AIM
Report every line in the listing below where the string "matplotlib" shows up.

╔══

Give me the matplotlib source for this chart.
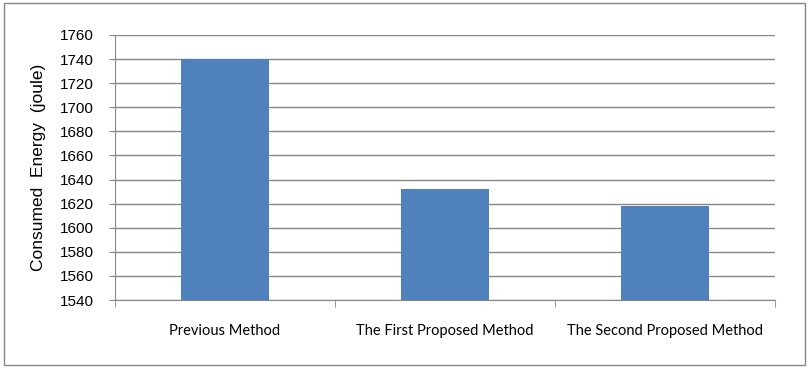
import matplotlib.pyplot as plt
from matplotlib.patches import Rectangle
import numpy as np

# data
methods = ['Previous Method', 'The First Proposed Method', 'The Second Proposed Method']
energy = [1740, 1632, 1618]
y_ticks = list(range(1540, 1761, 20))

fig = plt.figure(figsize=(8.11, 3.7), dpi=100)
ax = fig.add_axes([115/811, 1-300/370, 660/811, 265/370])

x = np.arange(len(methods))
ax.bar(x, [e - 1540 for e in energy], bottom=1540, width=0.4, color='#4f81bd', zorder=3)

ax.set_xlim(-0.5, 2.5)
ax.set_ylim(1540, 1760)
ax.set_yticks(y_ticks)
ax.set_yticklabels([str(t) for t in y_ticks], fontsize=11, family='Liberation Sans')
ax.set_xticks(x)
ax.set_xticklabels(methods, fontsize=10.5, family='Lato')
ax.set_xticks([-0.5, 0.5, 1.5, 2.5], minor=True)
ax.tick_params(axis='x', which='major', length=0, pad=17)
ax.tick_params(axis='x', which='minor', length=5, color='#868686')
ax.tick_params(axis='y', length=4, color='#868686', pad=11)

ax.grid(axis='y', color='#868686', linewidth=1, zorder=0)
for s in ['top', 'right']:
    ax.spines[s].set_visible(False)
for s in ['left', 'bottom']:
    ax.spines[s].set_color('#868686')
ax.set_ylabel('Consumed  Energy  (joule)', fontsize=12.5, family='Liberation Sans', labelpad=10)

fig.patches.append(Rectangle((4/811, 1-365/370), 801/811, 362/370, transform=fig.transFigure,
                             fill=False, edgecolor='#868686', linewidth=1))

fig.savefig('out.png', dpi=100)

╚══

RESULT FOR THIS EXERCISE
Give me the matplotlib source for this chart.
import matplotlib.pyplot as plt
from matplotlib.patches import Rectangle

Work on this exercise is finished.